START Listing
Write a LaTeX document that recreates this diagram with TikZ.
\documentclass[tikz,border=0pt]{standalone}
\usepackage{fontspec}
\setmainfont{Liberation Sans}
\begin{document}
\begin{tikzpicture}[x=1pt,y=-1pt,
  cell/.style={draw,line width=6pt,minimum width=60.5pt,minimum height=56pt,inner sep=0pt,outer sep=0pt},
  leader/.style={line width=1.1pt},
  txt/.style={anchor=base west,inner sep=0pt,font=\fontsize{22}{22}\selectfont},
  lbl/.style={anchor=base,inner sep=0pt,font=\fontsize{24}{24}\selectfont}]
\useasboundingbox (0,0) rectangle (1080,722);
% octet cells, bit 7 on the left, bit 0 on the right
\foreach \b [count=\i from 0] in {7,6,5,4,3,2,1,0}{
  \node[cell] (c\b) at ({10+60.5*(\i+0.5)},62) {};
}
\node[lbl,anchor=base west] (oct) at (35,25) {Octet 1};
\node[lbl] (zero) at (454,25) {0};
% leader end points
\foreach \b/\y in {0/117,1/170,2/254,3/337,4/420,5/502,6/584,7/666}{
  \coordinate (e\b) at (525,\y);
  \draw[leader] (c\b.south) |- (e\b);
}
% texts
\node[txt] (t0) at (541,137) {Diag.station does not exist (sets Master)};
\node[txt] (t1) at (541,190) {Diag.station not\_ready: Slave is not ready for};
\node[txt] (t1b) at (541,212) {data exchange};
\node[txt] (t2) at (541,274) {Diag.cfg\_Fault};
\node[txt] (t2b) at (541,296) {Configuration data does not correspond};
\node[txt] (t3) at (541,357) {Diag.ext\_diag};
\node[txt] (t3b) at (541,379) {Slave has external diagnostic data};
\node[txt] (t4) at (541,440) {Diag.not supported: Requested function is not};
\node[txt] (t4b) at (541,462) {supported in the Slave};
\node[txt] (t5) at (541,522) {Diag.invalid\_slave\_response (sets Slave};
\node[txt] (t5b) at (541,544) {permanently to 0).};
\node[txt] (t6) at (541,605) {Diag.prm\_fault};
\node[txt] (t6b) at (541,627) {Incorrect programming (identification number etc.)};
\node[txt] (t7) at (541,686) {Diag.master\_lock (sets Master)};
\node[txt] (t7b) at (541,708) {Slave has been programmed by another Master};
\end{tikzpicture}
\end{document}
END Listing
START Listing
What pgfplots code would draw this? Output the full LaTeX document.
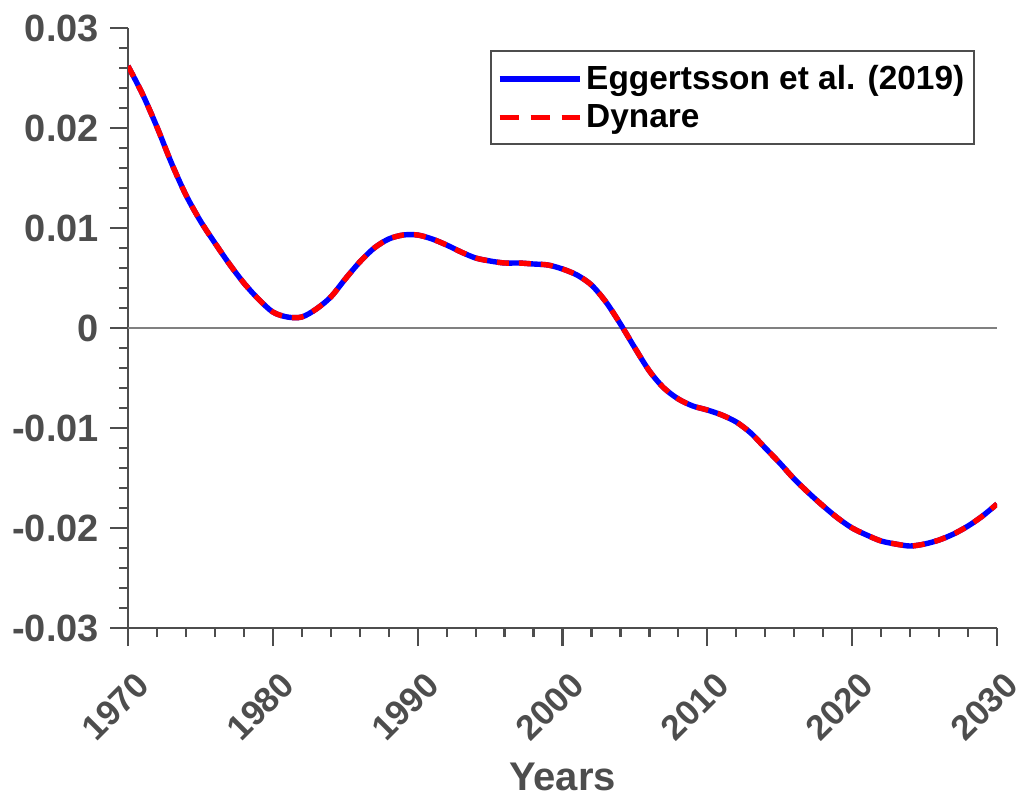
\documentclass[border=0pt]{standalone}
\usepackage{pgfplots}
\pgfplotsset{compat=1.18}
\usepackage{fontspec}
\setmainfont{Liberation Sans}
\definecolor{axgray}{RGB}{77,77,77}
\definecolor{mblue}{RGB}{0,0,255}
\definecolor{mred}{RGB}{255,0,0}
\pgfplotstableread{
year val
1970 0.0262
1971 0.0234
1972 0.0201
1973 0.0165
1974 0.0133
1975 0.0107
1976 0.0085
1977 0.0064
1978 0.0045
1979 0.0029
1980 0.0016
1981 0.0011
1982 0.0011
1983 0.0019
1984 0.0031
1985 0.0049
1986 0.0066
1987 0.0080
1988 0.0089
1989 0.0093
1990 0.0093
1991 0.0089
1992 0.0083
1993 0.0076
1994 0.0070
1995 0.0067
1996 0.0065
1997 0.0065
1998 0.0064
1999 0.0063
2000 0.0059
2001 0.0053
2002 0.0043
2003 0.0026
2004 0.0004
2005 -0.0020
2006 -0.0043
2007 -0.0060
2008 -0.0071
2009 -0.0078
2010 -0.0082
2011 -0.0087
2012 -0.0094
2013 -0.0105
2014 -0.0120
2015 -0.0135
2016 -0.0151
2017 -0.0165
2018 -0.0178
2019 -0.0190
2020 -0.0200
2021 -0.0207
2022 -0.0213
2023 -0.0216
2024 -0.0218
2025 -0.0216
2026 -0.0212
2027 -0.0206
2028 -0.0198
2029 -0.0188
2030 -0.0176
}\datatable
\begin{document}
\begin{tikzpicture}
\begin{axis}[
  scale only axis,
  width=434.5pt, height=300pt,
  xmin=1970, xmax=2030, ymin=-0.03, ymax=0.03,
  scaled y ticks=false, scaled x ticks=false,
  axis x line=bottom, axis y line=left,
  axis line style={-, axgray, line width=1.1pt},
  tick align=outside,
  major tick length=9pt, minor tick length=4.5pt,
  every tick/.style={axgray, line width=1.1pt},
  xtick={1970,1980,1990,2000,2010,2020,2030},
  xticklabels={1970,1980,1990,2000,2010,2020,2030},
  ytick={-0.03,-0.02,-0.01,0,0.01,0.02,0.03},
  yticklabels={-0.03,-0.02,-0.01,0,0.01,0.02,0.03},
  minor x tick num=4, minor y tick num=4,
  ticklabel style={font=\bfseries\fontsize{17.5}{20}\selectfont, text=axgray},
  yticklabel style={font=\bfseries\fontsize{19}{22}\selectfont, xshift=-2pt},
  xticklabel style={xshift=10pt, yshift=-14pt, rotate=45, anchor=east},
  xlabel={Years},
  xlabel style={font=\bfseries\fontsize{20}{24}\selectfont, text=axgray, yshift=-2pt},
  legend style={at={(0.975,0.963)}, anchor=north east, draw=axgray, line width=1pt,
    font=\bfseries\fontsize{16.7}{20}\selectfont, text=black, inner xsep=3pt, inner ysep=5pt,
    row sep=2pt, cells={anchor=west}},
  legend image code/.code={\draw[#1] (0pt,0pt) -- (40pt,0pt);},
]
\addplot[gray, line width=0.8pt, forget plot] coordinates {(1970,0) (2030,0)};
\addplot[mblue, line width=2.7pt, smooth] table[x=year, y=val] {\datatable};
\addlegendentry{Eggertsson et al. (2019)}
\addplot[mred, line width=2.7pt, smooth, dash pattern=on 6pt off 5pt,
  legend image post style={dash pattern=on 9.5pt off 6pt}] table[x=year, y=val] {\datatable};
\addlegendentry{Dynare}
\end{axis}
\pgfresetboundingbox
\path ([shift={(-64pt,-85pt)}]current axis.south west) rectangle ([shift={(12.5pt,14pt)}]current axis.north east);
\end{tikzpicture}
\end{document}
END Listing
→ **What you will do**: Copy all lines from the listing that contain "LaTeX".

→ **Written answer**:
Write a LaTeX document that recreates this diagram with TikZ.
What pgfplots code would draw this? Output the full LaTeX document.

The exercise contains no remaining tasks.